Beginning with the opening line of the entries, return every line through the one containing "width=164pt] (b3) at", both included, and nothing else. Omit pictures.
-------- Data provided --------
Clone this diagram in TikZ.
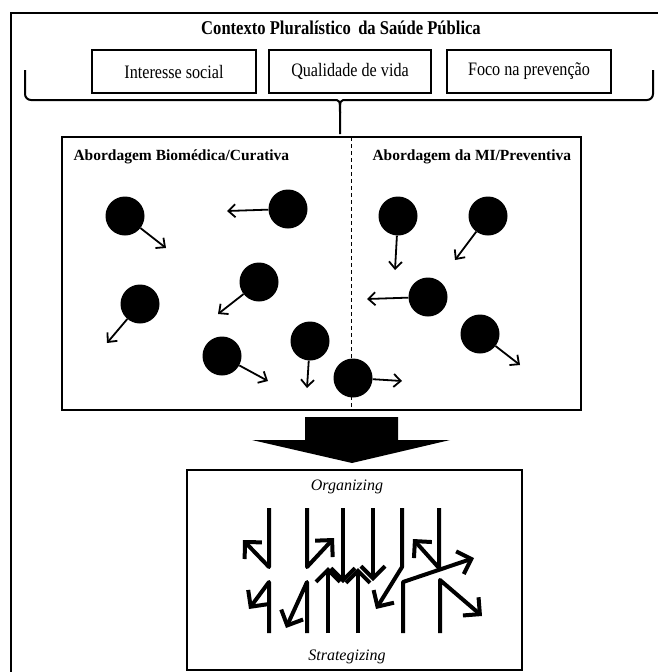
\documentclass[tikz,border=0pt]{standalone}
\usepackage{fontspec}
\setmainfont{Liberation Serif}
\newfontfamily\narrowserif[FakeStretch=0.85]{Liberation Serif}
\usetikzlibrary{arrows.meta}
\begin{document}
\begin{tikzpicture}[x=1pt,y=-1pt,
  frameline/.style={line width=2pt},
  topbox/.style={draw,line width=2pt,minimum height=43pt,inner sep=0pt,
    font=\narrowserif\fontsize{19}{21}\selectfont},
  ball/.style={circle,fill=black,minimum size=39pt,inner sep=0pt},
  thinarrow/.style={line width=1.8pt,-{Straight Barb[length=7pt,width=13pt]}},
  thickarrow/.style={line width=4pt,line join=round,-{Straight Barb[length=12pt,width=24pt]}},
  headfont/.style={font=\bfseries\fontsize{15.5}{17}\selectfont},
  itfont/.style={font=\itshape\fontsize{16}{18}\selectfont}
]
\useasboundingbox (0,0) rectangle (658,672);
\fill[white] (0,0) rectangle (658,672);

% outer frame (only top and left edges visible)
\draw[frameline] (11,672) -- (11,12.5) -- (658,12.5);

% title and top boxes
\node[font=\narrowserif\bfseries\fontsize{19.5}{21}\selectfont] (title) at (341,28) {Contexto Pluralístico\, da Saúde Pública};
\node[topbox,minimum width=164pt] (b1) at (174,71.5) {Interesse social};
\node[topbox,minimum width=162pt] (b2) at (350,71.5) {Qualidade de vida};
\node[topbox,minimum width=164pt] (b3) at (529,71.5) {Foco na prevenção};

% brace
\draw[line width=2pt,rounded corners=6pt] (25,70) -- (25,100) -- (333,100);
\draw[line width=2pt] (333,100) .. controls (340,100) .. (340,113) -- (340,134);
\draw[line width=2pt] (347,100) .. controls (340,100) .. (340,113);
\draw[line width=2pt,rounded corners=6pt] (347,100) -- (653,100) -- (653,70);

% middle box
\draw[line width=2.5pt] (62,137) rectangle (581,410);
\draw[line width=1pt,dashed,dash pattern=on 4pt off 3pt] (351,137) -- (351,410);
\node[headfont,anchor=west] (lab1) at (70,157) {Abordagem Biomédica/Curativa};
\node[headfont,anchor=west] (lab2) at (369,157) {Abordagem da MI/Preventiva};

% balls
\node[ball] (c1) at (125,216) {};
\node[ball] (c2) at (288,209) {};
\node[ball] (c3) at (259,282) {};
\node[ball] (c4) at (140,304) {};
\node[ball] (c5) at (222,356) {};
\node[ball] (c6) at (310,341) {};
\node[ball] (c7) at (353,378) {};
\node[ball] (c8) at (398,216) {};
\node[ball] (c9) at (488,216) {};
\node[ball] (c10) at (428,297) {};
\node[ball] (c11) at (480,334) {};
\coordinate (t1) at (166,248);
\coordinate (t2) at (227,211);
\coordinate (t3) at (218,314);
\coordinate (t4) at (107,343);
\coordinate (t5) at (268,381);
\coordinate (t6) at (307,388);
\coordinate (t7) at (402,381);
\coordinate (t8) at (395,270);
\coordinate (t9) at (455,260);
\coordinate (t10) at (367,299);
\coordinate (t11) at (520,365);
\foreach \i in {1,...,11} \draw[thinarrow] (c\i) -- (t\i);

% big arrow
\fill (305,417) -- (398,417) -- (398,440) -- (450,440) -- (352,463) -- (252,440) -- (305,440) -- cycle;

% bottom box
\draw[line width=2.5pt] (187,470) rectangle (522,670);
\node[itfont] (org) at (347,487) {Organizing};
\node[itfont] (str) at (347,657) {Strategizing};

% organizing / strategizing arrows
\draw[thickarrow] (269,508) -- (269,567) -- (243,540);
\draw[thickarrow] (307,508) -- (307,567) -- (334,538);
\draw[thickarrow] (343,508) -- (343,583);
\draw[thickarrow] (373,508) -- (373,581);
\draw[thickarrow] (402,508) -- (402,567) -- (376,609);
\draw[thickarrow] (439,508) -- (439,568) -- (413,539);
\draw[thickarrow] (269,633) -- (269,582) -- (249,609);
\draw[thickarrow] (307,633) -- (307,582) -- (286,628);
\draw[thickarrow] (328,633) -- (328,567);
\draw[thickarrow] (358,633) -- (358,568);
\draw[thickarrow] (403,633) -- (403,582) -- (474,558);
\draw[thickarrow] (440,633) -- (440,580) -- (482,616);
\end{tikzpicture}
\end{document}
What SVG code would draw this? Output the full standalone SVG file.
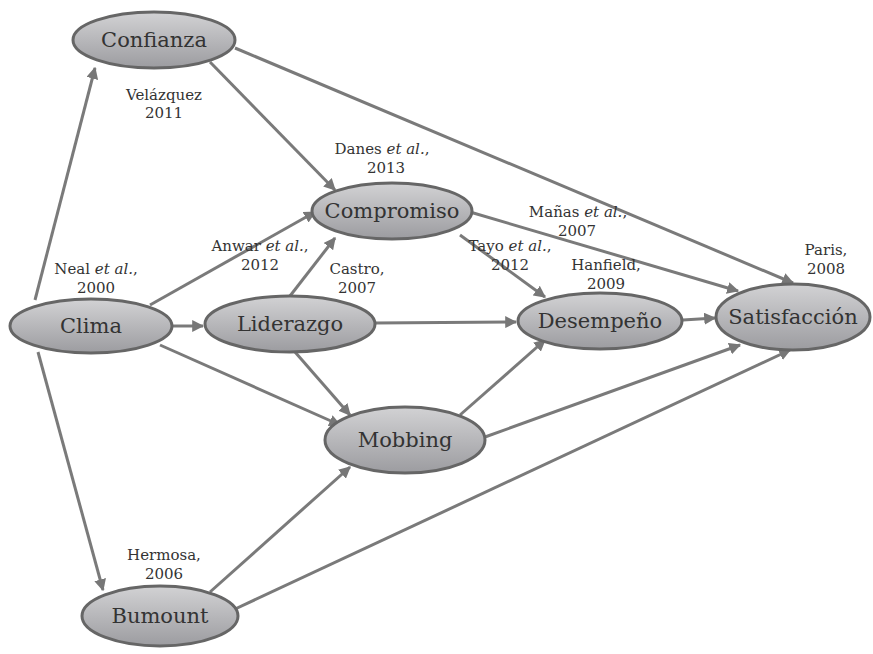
<svg xmlns="http://www.w3.org/2000/svg" width="873" height="654" viewBox="0 0 873 654">
<defs>
<linearGradient id="g" x1="0" y1="0" x2="0" y2="1">
<stop offset="0" stop-color="#d2d2d4"/>
<stop offset="1" stop-color="#9c9ca0"/>
</linearGradient>
<marker id="ah" viewBox="0 0 10 10" refX="9" refY="5" markerWidth="4" markerHeight="4" orient="auto">
<path d="M0,0 L10,5 L0,10 Z" fill="#777"/>
</marker>
</defs>
<style>
.n ellipse{fill:url(#g);stroke:#666;stroke-width:3}
.n text{font-family:"DejaVu Serif","Liberation Serif",serif;font-size:21px;fill:#333;text-anchor:middle}
.e line{stroke:#7a7a7a;stroke-width:3;marker-end:url(#ah)}
.l{font-family:"DejaVu Serif","Liberation Serif",serif;font-size:15px;fill:#333;text-anchor:middle}
</style>
<rect width="873" height="654" fill="#fff"/>
<g class="e" id="connectors">
<line x1="35" y1="300" x2="95" y2="68"/>
<line x1="38" y1="352" x2="103" y2="590"/>
<line x1="150" y1="305" x2="315" y2="212"/>
<line x1="172" y1="326" x2="203" y2="326"/>
<line x1="160" y1="345" x2="340" y2="425"/>
<line x1="210" y1="62" x2="335" y2="190"/>
<line x1="235" y1="48" x2="793" y2="283"/>
<line x1="290" y1="296" x2="335" y2="238"/>
<line x1="375" y1="323" x2="516" y2="322"/>
<line x1="295" y1="352" x2="350" y2="415"/>
<line x1="460" y1="235" x2="545" y2="297"/>
<line x1="470" y1="212" x2="738" y2="291"/>
<line x1="683" y1="320" x2="715" y2="318"/>
<line x1="460" y1="415" x2="545" y2="340"/>
<line x1="485" y1="437" x2="740" y2="345"/>
<line x1="210" y1="592" x2="350" y2="467"/>
<line x1="233" y1="610" x2="790" y2="350"/>
</g>
<g class="n" id="confianza"><ellipse cx="154" cy="40" rx="81" ry="28"/><text x="154" y="47">Confianza</text></g>
<g class="n" id="clima"><ellipse cx="91" cy="326" rx="81" ry="27"/><text x="91" y="333">Clima</text></g>
<g class="n" id="compromiso"><ellipse cx="392" cy="211" rx="80" ry="28"/><text x="392" y="218">Compromiso</text></g>
<g class="n" id="liderazgo"><ellipse cx="290" cy="324" rx="85" ry="28"/><text x="290" y="331">Liderazgo</text></g>
<g class="n" id="desempeno"><ellipse cx="600" cy="321" rx="82" ry="28"/><text x="600" y="328">Desempeño</text></g>
<g class="n" id="satisfaccion"><ellipse cx="793" cy="317" rx="77" ry="33"/><text x="793" y="324">Satisfacción</text></g>
<g class="n" id="mobbing"><ellipse cx="405" cy="440" rx="80" ry="33"/><text x="405" y="447">Mobbing</text></g>
<g class="n" id="bumount"><ellipse cx="160" cy="616" rx="78" ry="30"/><text x="160" y="623">Bumount</text></g>
<g id="labels">
<text class="l" x="164" y="100">Velázquez</text><text class="l" x="164" y="118">2011</text>
<text class="l" x="382" y="154">Danes <tspan font-style="italic">et al.</tspan>,</text><text class="l" x="386" y="173">2013</text>
<text class="l" x="260" y="251">Anwar <tspan font-style="italic">et al.</tspan>,</text><text class="l" x="260" y="270">2012</text>
<text class="l" x="96" y="274">Neal <tspan font-style="italic">et al.</tspan>,</text><text class="l" x="96" y="293">2000</text>
<text class="l" x="357" y="274">Castro,</text><text class="l" x="357" y="293">2007</text>
<text class="l" x="578" y="217">Mañas <tspan font-style="italic">et al.</tspan>,</text><text class="l" x="577" y="236">2007</text>
<text class="l" x="510" y="251">Tayo <tspan font-style="italic">et al.</tspan>,</text><text class="l" x="510" y="270">2012</text>
<text class="l" x="606" y="270">Hanfield,</text><text class="l" x="606" y="289">2009</text>
<text class="l" x="826" y="255">Paris,</text><text class="l" x="826" y="274">2008</text>
<text class="l" x="164" y="560">Hermosa,</text><text class="l" x="164" y="579">2006</text>
</g>
</svg>
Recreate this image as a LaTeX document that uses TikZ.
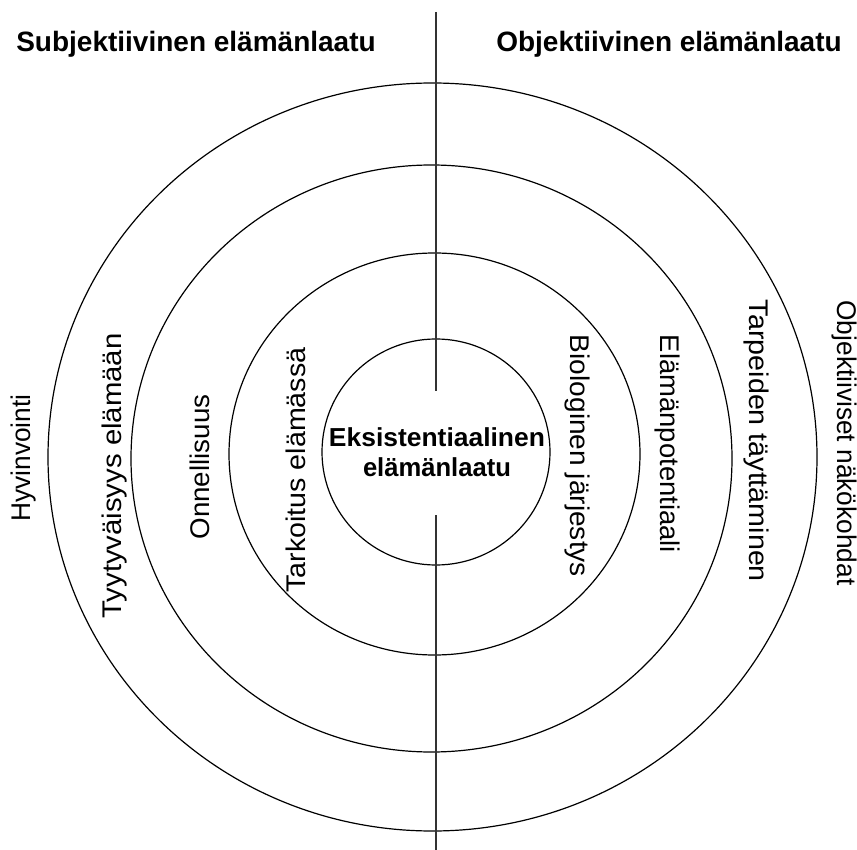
\documentclass[tikz,border=0pt]{standalone}
\usepackage{fontspec}
\setmainfont{Liberation Sans}
\usetikzlibrary{shapes.geometric}
\newcommand\fitw[2]{\resizebox{#1pt}{\height}{#2}}
\begin{document}
\begin{tikzpicture}[x=1pt,y=-1pt,
  ring/.style={draw=black, line width=1.2pt, ellipse, inner sep=0pt, outer sep=0pt},
  axisline/.style={draw=black!80, line width=1.5pt},
  lbl/.style={inner sep=0pt, font=\fontsize{27}{32}\selectfont},
  ttl/.style={inner sep=0pt, anchor=base, font=\fontsize{28}{32}\selectfont\bfseries},
  ctr/.style={inner sep=0pt, anchor=base, font=\fontsize{26}{30}\selectfont\bfseries}]
\useasboundingbox (0,0) rectangle (857,850);
% rings
\node[ring, minimum width=769pt, minimum height=748pt] (r1) at (432.5,457) {};
\node[ring, minimum width=601pt, minimum height=587pt] (r2) at (431.5,458.5) {};
\node[ring, minimum width=411pt, minimum height=402pt] (r3) at (434.5,454) {};
\node[ring, minimum width=228pt, minimum height=226pt] (r4) at (436,452) {};
% dividing line
\coordinate (ltop) at (436,12);
\coordinate (lmid1) at (436,391);
\coordinate (lmid2) at (436,515);
\coordinate (lbot) at (436,850);
\draw[axisline] (ltop) -- (lmid1);
\draw[axisline] (lmid2) -- (lbot);
% titles
\node[ttl] (subj) at (196,52) {Subjektiivinen elämänlaatu};
\node[ttl] (obj) at (669,52) {Objektiivinen elämänlaatu};
% centre
\node[ctr] (eks1) at (437,446) {\fitw{216}{Eksistentiaalinen}};
\node[ctr] (eks2) at (437,476) {\fitw{148}{elämänlaatu}};
% left labels
\node[lbl, rotate=90] (hyv) at (24,458) {\fitw{127}{Hyvinvointi}};
\node[lbl, rotate=90] (tyy) at (115,476) {\fitw{285}{Tyytyväisyys elämään}};
\node[lbl, rotate=90] (onn) at (200,467) {\fitw{145}{Onnellisuus}};
\node[lbl, rotate=90] (tar) at (296,470) {\fitw{245}{Tarkoitus elämässä}};
% right labels
\node[lbl, rotate=-90] (bio) at (577,456) {\fitw{242}{Biologinen järjestys}};
\node[lbl, rotate=-90] (ela) at (667,444) {\fitw{218}{Elämänpotentiaali}};
\node[lbl, rotate=-90] (tarp) at (756,441) {\fitw{282}{Tarpeiden täyttäminen}};
\node[lbl, rotate=-90] (objn) at (844,443) {\fitw{285}{Objektiiviset näkökohdat}};
\end{tikzpicture}
\end{document}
--------
#### Reply to the exercise
Clone this diagram in TikZ.
\documentclass[tikz,border=0pt]{standalone}
\usepackage{fontspec}
\setmainfont{Liberation Serif}
\newfontfamily\narrowserif[FakeStretch=0.85]{Liberation Serif}
\usetikzlibrary{arrows.meta}
\begin{document}
\begin{tikzpicture}[x=1pt,y=-1pt,
  frameline/.style={line width=2pt},
  topbox/.style={draw,line width=2pt,minimum height=43pt,inner sep=0pt,
    font=\narrowserif\fontsize{19}{21}\selectfont},
  ball/.style={circle,fill=black,minimum size=39pt,inner sep=0pt},
  thinarrow/.style={line width=1.8pt,-{Straight Barb[length=7pt,width=13pt]}},
  thickarrow/.style={line width=4pt,line join=round,-{Straight Barb[length=12pt,width=24pt]}},
  headfont/.style={font=\bfseries\fontsize{15.5}{17}\selectfont},
  itfont/.style={font=\itshape\fontsize{16}{18}\selectfont}
]
\useasboundingbox (0,0) rectangle (658,672);
\fill[white] (0,0) rectangle (658,672);

% outer frame (only top and left edges visible)
\draw[frameline] (11,672) -- (11,12.5) -- (658,12.5);

% title and top boxes
\node[font=\narrowserif\bfseries\fontsize{19.5}{21}\selectfont] (title) at (341,28) {Contexto Pluralístico\, da Saúde Pública};
\node[topbox,minimum width=164pt] (b1) at (174,71.5) {Interesse social};
\node[topbox,minimum width=162pt] (b2) at (350,71.5) {Qualidade de vida};
\node[topbox,minimum width=164pt] (b3) at (529,71.5) {Foco na prevenção};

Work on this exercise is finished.